Restate the data word for word and leave the images out.
= = =
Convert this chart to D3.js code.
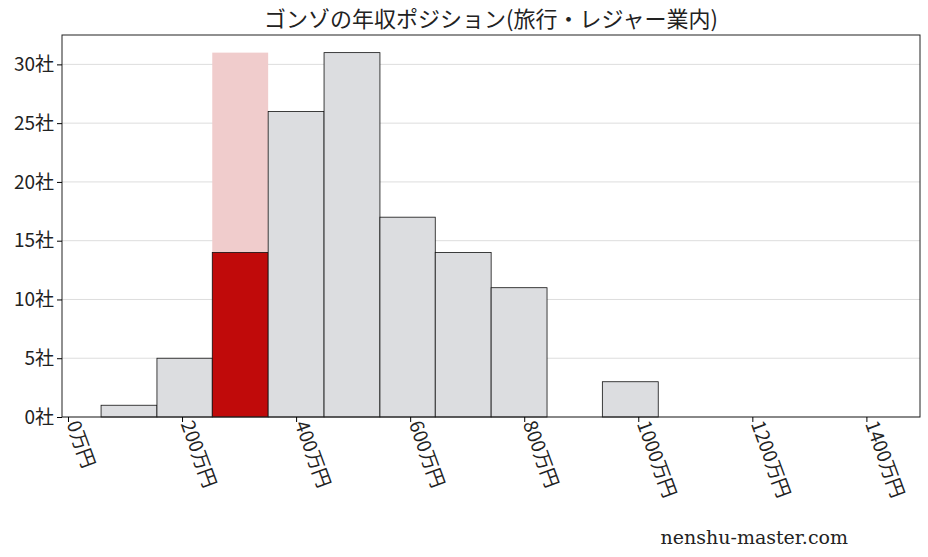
<!DOCTYPE html>
<html><head><meta charset="utf-8">
<script src="https://cdn.jsdelivr.net/npm/d3@7"></script>
<style>body{margin:0;background:#fff}</style>
</head><body>
<svg width="928" height="557"></svg>
<script>
const binEdges = [58, 156, 253, 351, 449, 547, 644, 742, 840, 937, 1035];
const counts = [1, 5, 14, 26, 31, 17, 14, 11, 0, 3];
const highlightBin = 2;
const xTicks = [0, 200, 400, 600, 800, 1000, 1200, 1400];
const yTicks = [0, 5, 10, 15, 20, 25, 30];

const svg = d3.select("svg");
const m = {l: 62, r: 920, t: 35, b: 417};
const x = d3.scaleLinear().domain([-10.5, 1494]).range([m.l, m.r]);
const y = d3.scaleLinear().domain([0, 32.5]).range([m.b, m.t]);
const jp = "'Noto Sans CJK JP', sans-serif";

svg.append("g").selectAll("line").data(yTicks).enter().append("line")
  .attr("x1", m.l).attr("x2", m.r).attr("y1", d => y(d)).attr("y2", d => y(d))
  .attr("stroke", "#ddd").attr("stroke-width", 1);

const bins = counts.map((c, i) => ({x0: binEdges[i], x1: binEdges[i + 1], c, i}));

svg.append("rect")
  .attr("x", x(bins[highlightBin].x0)).attr("width", x(bins[highlightBin].x1) - x(bins[highlightBin].x0))
  .attr("y", y(d3.max(counts))).attr("height", y(0) - y(d3.max(counts)))
  .attr("fill", "#f0cccc");

svg.append("g").selectAll("rect").data(bins.filter(d => d.c > 0)).enter().append("rect")
  .attr("x", d => x(d.x0)).attr("width", d => x(d.x1) - x(d.x0))
  .attr("y", d => y(d.c)).attr("height", d => y(0) - y(d.c))
  .attr("fill", d => d.i === highlightBin ? "#c00a0a" : "#dcdde0")
  .attr("stroke", "#111").attr("stroke-width", 0.8);

svg.append("rect").attr("x", m.l).attr("y", m.t).attr("width", m.r - m.l).attr("height", m.b - m.t)
  .attr("fill", "none").attr("stroke", "#222");

const xa = svg.append("g").attr("transform", `translate(0,${m.b})`)
  .call(d3.axisBottom(x).tickValues(xTicks).tickSize(5).tickFormat(d => d + "万円"));
xa.select(".domain").remove();
xa.selectAll("text").attr("font-family", jp).attr("font-size", 19).attr("fill", "#222")
  .attr("text-anchor", "start").attr("transform", "rotate(70)").attr("dx", "0.3em").attr("dy", "-0.2em");

const ya = svg.append("g").attr("transform", `translate(${m.l},0)`)
  .call(d3.axisLeft(y).tickValues(yTicks).tickSize(5).tickFormat(d => d + "社"));
ya.select(".domain").remove();
ya.selectAll("text").attr("font-family", jp).attr("font-size", 19).attr("fill", "#222");

svg.append("text").attr("x", 491).attr("y", 27).attr("text-anchor", "middle")
  .attr("font-family", jp).attr("font-size", 22).attr("fill", "#222")
  .text("ゴンゾの年収ポジション(旅行・レジャー業内)");

svg.append("text").attr("x", 848).attr("y", 544).attr("text-anchor", "end")
  .attr("font-family", "'DejaVu Serif', serif").attr("font-size", 19).attr("fill", "#222")
  .text("nenshu-master.com");
</script>
</body></html>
= = =
> **Response to the exercise**:
Convert this chart to D3.js code.
<!DOCTYPE html>
<html><head><meta charset="utf-8">
<script src="https://cdn.jsdelivr.net/npm/d3@7"></script>
<style>body{margin:0;background:#fff}</style>
</head><body>
<svg width="928" height="557"></svg>
<script>
const binEdges = [58, 156, 253, 351, 449, 547, 644, 742, 840, 937, 1035];
const counts = [1, 5, 14, 26, 31, 17, 14, 11, 0, 3];
const highlightBin = 2;
const xTicks = [0, 200, 400, 600, 800, 1000, 1200, 1400];
const yTicks = [0, 5, 10, 15, 20, 25, 30];

const svg = d3.select("svg");
const m = {l: 62, r: 920, t: 35, b: 417};
const x = d3.scaleLinear().domain([-10.5, 1494]).range([m.l, m.r]);
const y = d3.scaleLinear().domain([0, 32.5]).range([m.b, m.t]);
const jp = "'Noto Sans CJK JP', sans-serif";

svg.append("g").selectAll("line").data(yTicks).enter().append("line")
  .attr("x1", m.l).attr("x2", m.r).attr("y1", d => y(d)).attr("y2", d => y(d))
  .attr("stroke", "#ddd").attr("stroke-width", 1);

const bins = counts.map((c, i) => ({x0: binEdges[i], x1: binEdges[i + 1], c, i}));

svg.append("rect")
  .attr("x", x(bins[highlightBin].x0)).attr("width", x(bins[highlightBin].x1) - x(bins[highlightBin].x0))
  .attr("y", y(d3.max(counts))).attr("height", y(0) - y(d3.max(counts)))
  .attr("fill", "#f0cccc");

svg.append("g").selectAll("rect").data(bins.filter(d => d.c > 0)).enter().append("rect")
  .attr("x", d => x(d.x0)).attr("width", d => x(d.x1) - x(d.x0))
  .attr("y", d => y(d.c)).attr("height", d => y(0) - y(d.c))
  .attr("fill", d => d.i === highlightBin ? "#c00a0a" : "#dcdde0")
  .attr("stroke", "#111").attr("stroke-width", 0.8);

svg.append("rect").attr("x", m.l).attr("y", m.t).attr("width", m.r - m.l).attr("height", m.b - m.t)
  .attr("fill", "none").attr("stroke", "#222");

const xa = svg.append("g").attr("transform", `translate(0,${m.b})`)
  .call(d3.axisBottom(x).tickValues(xTicks).tickSize(5).tickFormat(d => d + "万円"));
xa.select(".domain").remove();
xa.selectAll("text").attr("font-family", jp).attr("font-size", 19).attr("fill", "#222")
  .attr("text-anchor", "start").attr("transform", "rotate(70)").attr("dx", "0.3em").attr("dy", "-0.2em");

const ya = svg.append("g").attr("transform", `translate(${m.l},0)`)
  .call(d3.axisLeft(y).tickValues(yTicks).tickSize(5).tickFormat(d => d + "社"));
ya.select(".domain").remove();
ya.selectAll("text").attr("font-family", jp).attr("font-size", 19).attr("fill", "#222");

svg.append("text").attr("x", 491).attr("y", 27).attr("text-anchor", "middle")
  .attr("font-family", jp).attr("font-size", 22).attr("fill", "#222")
  .text("ゴンゾの年収ポジション(旅行・レジャー業内)");

svg.append("text").attr("x", 848).attr("y", 544).attr("text-anchor", "end")
  .attr("font-family", "'DejaVu Serif', serif").attr("font-size", 19).attr("fill", "#222")
  .text("nenshu-master.com");
</script>
</body></html>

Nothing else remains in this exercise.